Thursday 23 May 2019

Maik Patzelt: Jerome, the charming networker – a thirdspace approach to Jerome’s letters

Since network positions as well as the performances within define somebody’s identity, Jerome laid hand on exactly these factors in order to fashion an authorial role – the role of a patron of senatorial women, most of all widows. As his correspondence with senatorial women suggests, it was his genius in exegetical affairs that makes him the centre of the womens’ attention.The proposed approach seeks to contest Jerome’s self-representation. A close reading of some exemplary letters (22; 54; 130) through the lens of network-theoretical and post-colonial perspectives of identity (H. Bhabha) allows relocating Jerome’s position within the female network as it allows reconsidering the corresponding identity of both Jerome and these aristocrat women.

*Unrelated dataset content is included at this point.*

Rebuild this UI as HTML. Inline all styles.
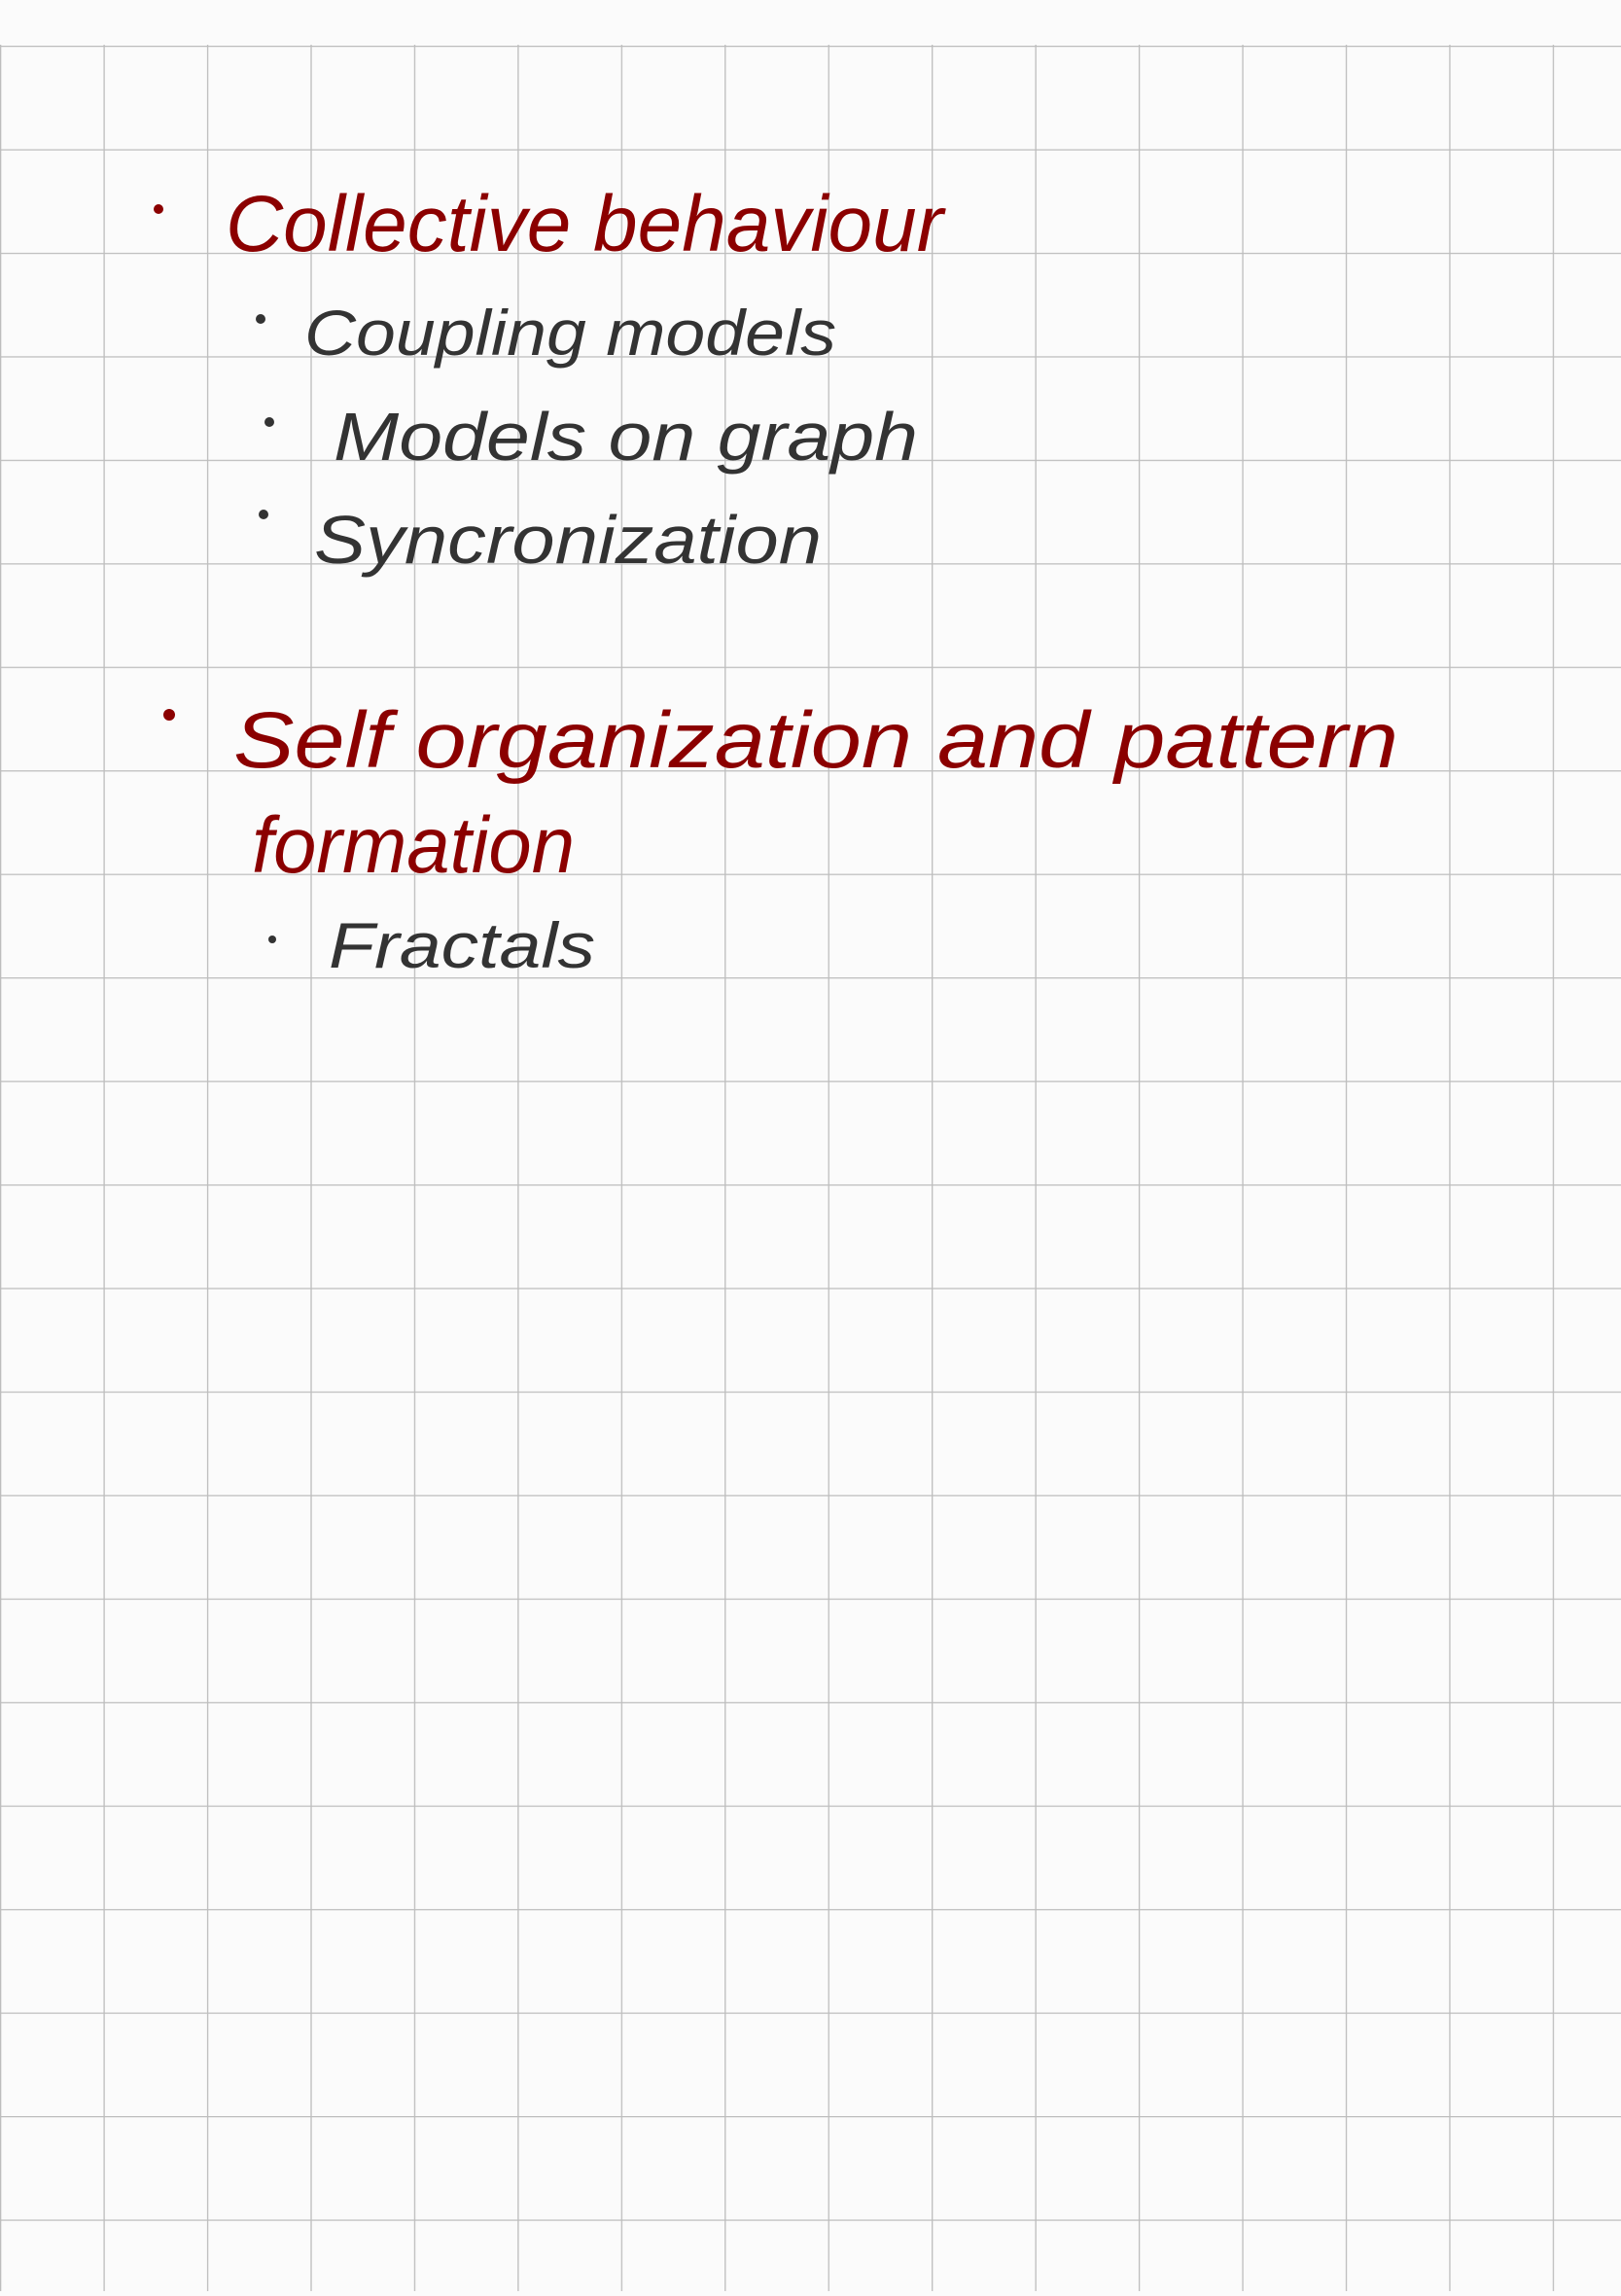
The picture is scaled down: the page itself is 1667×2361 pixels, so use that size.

As such an approach will unveil, Jerome was less a unique leader but one of many clerics that competed for the benevolence and protection of the aristocrat women, who maintained their own, powerful networks with which they competed with men. Given the rather subsidiary role of Jerome and the evident powerful position of women, Jerome used his letters to create a thirdspace,which ‘enables other positions to emerge […], sets up new structures of authority’ (Bhabha 1990, 211). Jerome, strictly speaking, interprets the social reality through imagined representations and networks in order to contest and invert this reality, in which women seemed to be much more powerful than commonly expected.